▶ [Exercise prompt]:
Gather the lines from the material that contain "this".

########

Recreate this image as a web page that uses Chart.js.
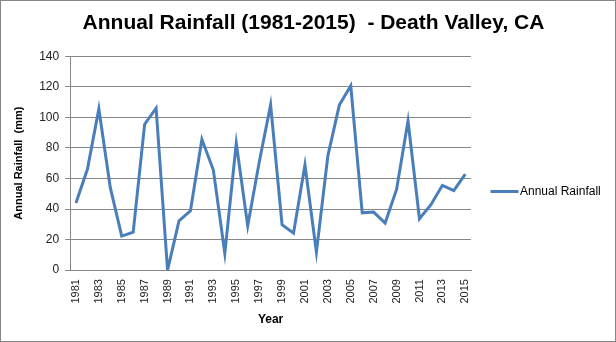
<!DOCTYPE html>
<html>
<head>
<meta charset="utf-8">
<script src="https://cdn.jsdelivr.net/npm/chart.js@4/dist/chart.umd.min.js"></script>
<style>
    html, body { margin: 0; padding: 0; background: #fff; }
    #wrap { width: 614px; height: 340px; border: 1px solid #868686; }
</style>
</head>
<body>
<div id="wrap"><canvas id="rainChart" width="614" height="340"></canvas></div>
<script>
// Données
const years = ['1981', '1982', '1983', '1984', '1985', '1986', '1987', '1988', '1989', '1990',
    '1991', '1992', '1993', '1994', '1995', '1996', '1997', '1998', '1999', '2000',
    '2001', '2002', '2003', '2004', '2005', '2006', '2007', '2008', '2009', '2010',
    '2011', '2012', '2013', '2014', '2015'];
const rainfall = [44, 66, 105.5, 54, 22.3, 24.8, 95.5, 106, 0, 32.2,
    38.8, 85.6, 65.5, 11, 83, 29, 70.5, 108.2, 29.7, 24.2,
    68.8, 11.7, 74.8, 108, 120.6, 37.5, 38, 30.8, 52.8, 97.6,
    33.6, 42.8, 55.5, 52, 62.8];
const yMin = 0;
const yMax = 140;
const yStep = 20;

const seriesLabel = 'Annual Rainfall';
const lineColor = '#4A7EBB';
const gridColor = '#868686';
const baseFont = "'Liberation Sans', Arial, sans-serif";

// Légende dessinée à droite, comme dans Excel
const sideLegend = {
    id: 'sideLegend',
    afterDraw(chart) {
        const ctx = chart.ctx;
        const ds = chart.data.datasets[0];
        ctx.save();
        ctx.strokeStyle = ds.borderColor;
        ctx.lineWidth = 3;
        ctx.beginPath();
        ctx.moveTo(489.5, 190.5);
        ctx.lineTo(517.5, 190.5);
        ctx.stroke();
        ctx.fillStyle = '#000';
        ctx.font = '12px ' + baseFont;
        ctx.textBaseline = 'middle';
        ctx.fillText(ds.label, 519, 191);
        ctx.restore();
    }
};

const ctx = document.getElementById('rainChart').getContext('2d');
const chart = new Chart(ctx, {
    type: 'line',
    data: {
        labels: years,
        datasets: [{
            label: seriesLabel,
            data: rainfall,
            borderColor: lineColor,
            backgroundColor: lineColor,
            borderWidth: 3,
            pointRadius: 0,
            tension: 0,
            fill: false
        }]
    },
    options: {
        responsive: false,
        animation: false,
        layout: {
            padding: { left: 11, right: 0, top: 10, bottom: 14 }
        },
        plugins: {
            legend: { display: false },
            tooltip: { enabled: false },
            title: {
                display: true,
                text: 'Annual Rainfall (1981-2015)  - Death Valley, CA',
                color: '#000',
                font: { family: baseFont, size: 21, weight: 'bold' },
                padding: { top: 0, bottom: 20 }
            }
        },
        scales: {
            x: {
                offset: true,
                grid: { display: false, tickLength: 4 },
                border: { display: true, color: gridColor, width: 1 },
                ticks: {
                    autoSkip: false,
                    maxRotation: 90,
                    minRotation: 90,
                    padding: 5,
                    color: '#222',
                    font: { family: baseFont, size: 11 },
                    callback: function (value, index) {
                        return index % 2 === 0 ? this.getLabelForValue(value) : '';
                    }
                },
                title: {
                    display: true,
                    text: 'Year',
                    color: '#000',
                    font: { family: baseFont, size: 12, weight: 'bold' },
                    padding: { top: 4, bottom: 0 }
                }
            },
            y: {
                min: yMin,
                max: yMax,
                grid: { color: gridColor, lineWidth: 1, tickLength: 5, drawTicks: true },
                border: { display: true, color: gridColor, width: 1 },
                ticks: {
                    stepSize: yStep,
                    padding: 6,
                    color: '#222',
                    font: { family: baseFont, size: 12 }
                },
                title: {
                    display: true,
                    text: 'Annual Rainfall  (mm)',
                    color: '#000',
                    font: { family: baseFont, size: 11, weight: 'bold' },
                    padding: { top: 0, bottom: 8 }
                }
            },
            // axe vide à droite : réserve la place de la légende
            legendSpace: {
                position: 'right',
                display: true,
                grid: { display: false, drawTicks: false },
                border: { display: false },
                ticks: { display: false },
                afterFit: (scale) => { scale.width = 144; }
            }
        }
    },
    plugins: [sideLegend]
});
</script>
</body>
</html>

########

▶ [Written solution]:
Recreate this image as a web page that uses Chart.js.
                        return index % 2 === 0 ? this.getLabelForValue(value) : '';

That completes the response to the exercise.